--- BEGIN AVAILABLE RECORDS ---
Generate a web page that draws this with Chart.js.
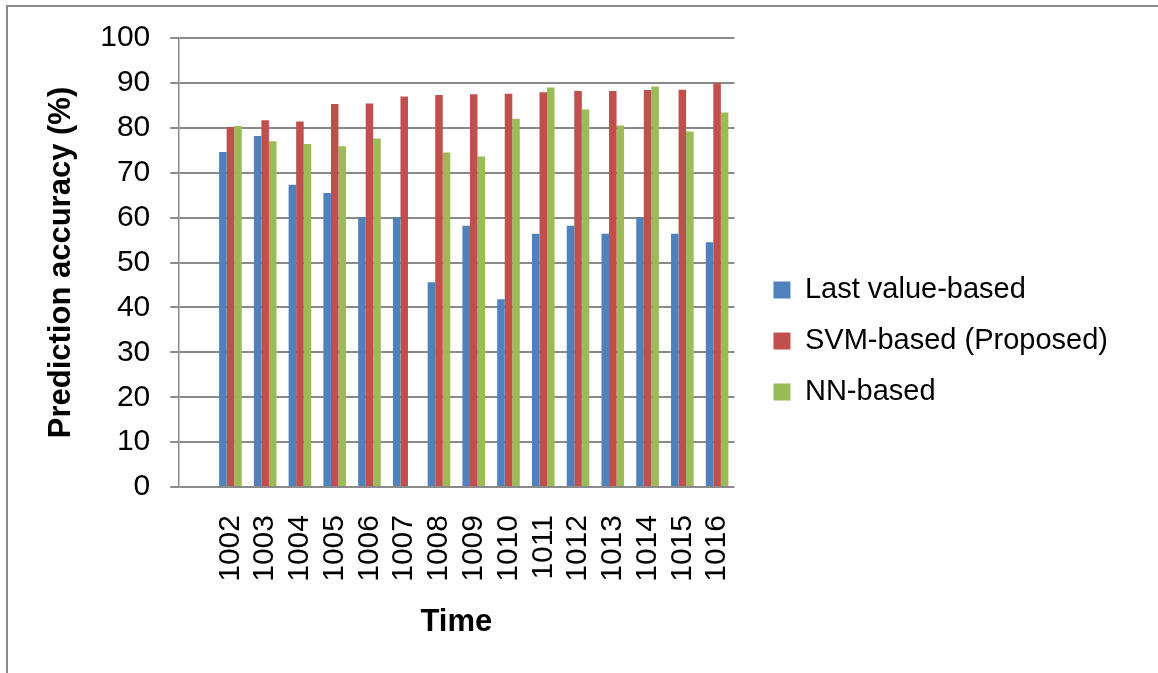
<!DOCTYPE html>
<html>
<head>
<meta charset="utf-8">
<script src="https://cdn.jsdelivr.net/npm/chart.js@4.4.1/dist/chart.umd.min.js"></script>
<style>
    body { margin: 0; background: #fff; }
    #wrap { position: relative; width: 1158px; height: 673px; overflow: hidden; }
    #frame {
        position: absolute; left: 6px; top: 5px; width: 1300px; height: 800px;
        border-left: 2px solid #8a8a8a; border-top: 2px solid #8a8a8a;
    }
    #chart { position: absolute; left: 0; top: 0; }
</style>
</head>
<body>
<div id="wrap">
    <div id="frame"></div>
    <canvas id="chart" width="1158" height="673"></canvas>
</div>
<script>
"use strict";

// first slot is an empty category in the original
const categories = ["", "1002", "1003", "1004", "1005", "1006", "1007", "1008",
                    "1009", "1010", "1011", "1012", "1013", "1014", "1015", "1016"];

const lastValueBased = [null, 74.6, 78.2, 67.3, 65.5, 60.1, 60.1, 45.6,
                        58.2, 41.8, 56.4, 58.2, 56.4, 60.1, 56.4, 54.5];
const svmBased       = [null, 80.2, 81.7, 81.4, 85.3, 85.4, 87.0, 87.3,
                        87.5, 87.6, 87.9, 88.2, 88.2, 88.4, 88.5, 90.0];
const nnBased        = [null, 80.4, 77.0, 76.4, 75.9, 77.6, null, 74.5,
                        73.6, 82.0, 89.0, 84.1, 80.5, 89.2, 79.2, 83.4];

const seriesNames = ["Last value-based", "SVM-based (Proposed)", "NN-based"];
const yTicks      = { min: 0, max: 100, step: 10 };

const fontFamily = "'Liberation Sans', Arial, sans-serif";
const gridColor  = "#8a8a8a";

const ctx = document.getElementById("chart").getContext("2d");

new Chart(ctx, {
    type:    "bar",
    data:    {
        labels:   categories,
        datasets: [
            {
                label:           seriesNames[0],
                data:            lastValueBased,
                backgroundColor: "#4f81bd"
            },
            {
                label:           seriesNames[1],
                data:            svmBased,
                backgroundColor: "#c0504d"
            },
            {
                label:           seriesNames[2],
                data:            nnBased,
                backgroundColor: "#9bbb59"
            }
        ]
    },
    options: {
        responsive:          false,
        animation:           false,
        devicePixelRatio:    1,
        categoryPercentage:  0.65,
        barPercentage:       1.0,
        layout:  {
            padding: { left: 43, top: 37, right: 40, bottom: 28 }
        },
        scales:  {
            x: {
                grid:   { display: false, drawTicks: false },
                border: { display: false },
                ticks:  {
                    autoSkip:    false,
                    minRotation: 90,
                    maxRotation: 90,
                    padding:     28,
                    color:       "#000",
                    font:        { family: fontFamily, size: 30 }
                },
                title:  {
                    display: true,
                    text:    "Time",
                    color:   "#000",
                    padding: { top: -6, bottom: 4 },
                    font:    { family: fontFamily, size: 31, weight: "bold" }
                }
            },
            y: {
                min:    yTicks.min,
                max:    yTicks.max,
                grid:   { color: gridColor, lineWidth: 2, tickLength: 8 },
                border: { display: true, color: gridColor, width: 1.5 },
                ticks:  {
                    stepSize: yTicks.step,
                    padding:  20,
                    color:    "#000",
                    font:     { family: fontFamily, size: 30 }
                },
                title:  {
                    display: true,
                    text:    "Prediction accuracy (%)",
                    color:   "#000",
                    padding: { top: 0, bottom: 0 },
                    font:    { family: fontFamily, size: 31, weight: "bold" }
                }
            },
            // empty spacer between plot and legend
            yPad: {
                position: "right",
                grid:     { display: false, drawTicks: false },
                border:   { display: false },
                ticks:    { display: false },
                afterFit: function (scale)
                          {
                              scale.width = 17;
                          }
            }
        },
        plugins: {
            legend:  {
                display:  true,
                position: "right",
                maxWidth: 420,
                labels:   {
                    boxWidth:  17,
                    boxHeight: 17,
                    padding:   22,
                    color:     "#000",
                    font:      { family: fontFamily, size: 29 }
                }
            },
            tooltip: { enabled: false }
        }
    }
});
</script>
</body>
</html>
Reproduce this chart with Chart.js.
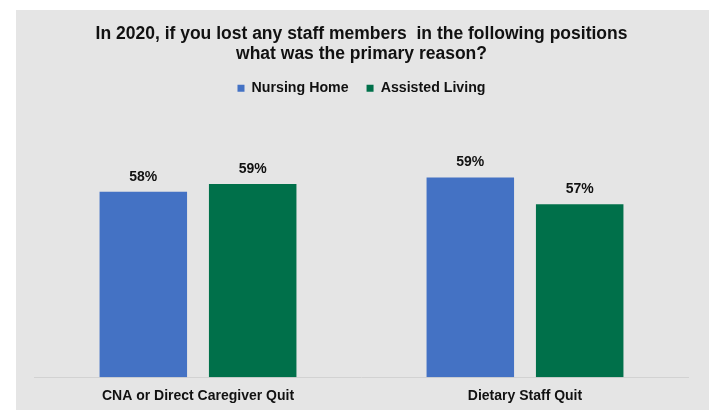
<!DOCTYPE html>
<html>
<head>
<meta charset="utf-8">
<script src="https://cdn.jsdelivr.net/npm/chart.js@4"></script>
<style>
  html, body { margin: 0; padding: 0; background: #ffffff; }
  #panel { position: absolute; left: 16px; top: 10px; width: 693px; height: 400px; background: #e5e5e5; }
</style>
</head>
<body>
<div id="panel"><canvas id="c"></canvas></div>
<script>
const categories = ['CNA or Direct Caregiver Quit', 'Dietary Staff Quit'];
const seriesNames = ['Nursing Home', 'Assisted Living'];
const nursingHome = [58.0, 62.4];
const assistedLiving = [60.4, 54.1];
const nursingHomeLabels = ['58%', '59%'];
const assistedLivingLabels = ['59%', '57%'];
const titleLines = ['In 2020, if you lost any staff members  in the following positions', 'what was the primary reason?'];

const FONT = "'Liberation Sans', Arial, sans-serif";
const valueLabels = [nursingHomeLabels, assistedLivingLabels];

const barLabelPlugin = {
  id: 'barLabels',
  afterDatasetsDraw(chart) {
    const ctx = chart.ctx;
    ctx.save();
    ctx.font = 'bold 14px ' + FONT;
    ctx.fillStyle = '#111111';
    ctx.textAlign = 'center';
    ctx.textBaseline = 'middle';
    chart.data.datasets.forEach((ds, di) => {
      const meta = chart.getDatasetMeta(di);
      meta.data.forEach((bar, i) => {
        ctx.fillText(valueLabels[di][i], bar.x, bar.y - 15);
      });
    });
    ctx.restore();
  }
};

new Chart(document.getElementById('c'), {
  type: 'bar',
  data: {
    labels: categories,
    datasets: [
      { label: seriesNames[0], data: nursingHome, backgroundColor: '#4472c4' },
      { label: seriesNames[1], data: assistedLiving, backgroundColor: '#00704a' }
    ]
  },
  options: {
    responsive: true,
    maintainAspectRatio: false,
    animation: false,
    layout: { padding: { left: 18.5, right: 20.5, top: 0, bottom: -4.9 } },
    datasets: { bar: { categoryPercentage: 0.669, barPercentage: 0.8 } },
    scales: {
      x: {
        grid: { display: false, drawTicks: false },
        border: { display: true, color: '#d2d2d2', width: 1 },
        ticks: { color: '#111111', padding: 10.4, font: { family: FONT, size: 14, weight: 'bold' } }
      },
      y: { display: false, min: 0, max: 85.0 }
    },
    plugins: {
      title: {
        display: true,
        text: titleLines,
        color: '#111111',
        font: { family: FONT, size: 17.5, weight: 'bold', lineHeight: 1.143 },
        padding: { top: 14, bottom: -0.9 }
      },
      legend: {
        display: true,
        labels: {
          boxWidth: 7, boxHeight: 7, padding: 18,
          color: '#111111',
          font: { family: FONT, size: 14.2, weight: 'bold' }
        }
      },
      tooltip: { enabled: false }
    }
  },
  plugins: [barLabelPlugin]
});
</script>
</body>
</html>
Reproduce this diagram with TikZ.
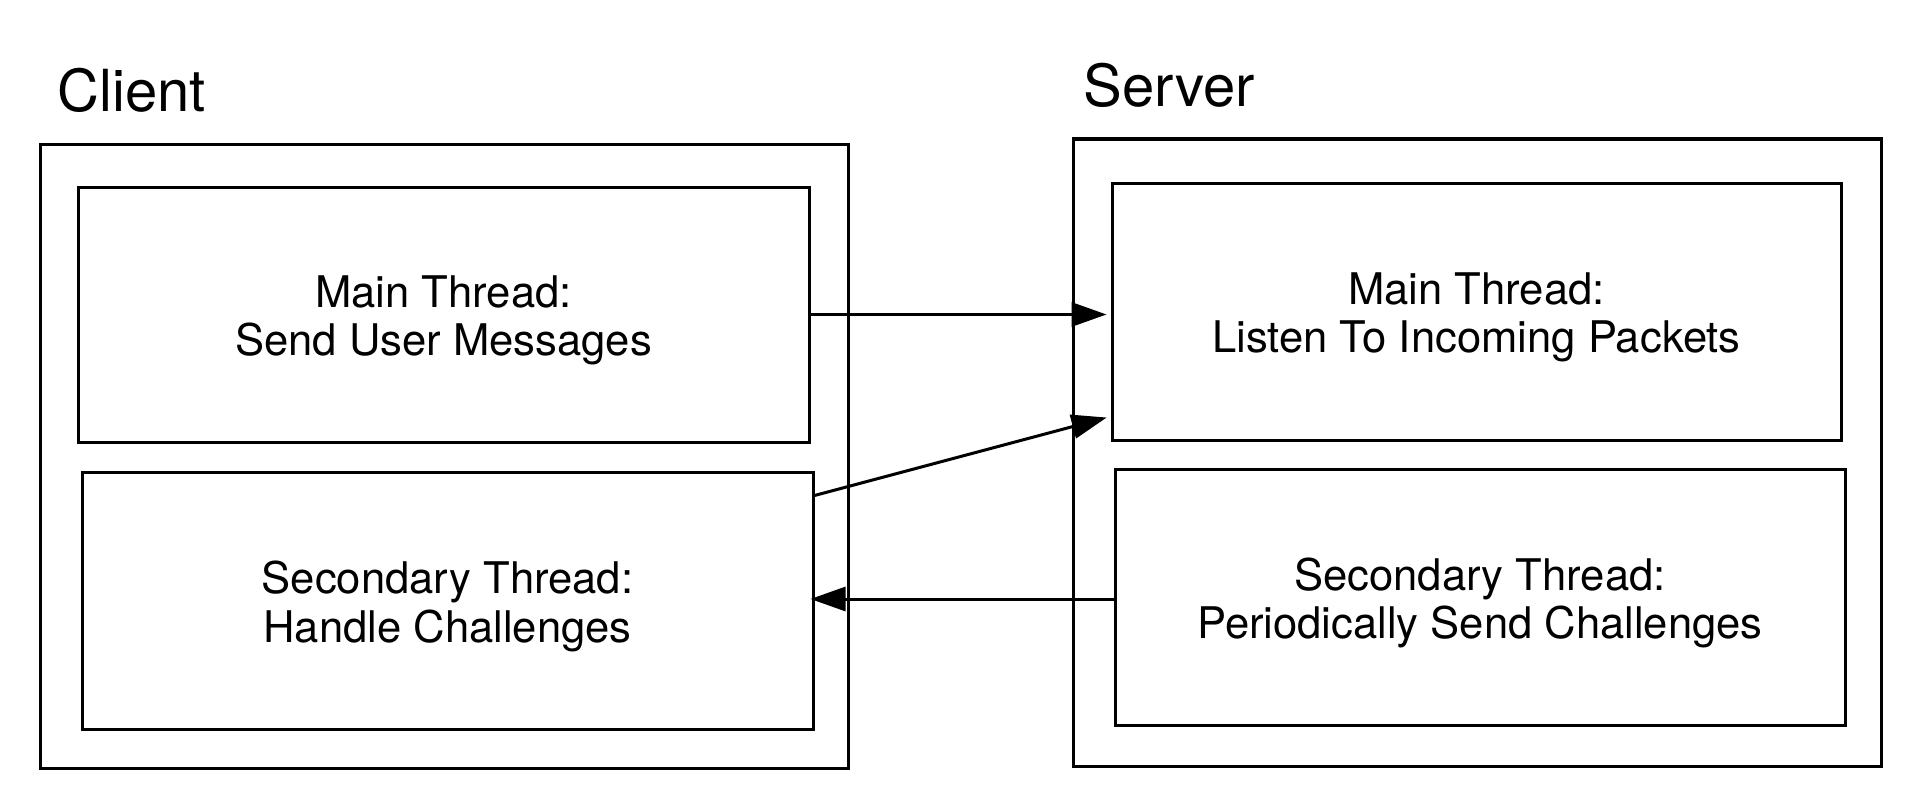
--- END AVAILABLE RECORDS ---
• [WORK REQUIRED]: Using the listing above, pick out each line that contains the word "this", then copy it.

• [COMPLETE OUTPUT]:
Generate a web page that draws this with Chart.js.
Reproduce this chart with Chart.js.
Reproduce this diagram with TikZ.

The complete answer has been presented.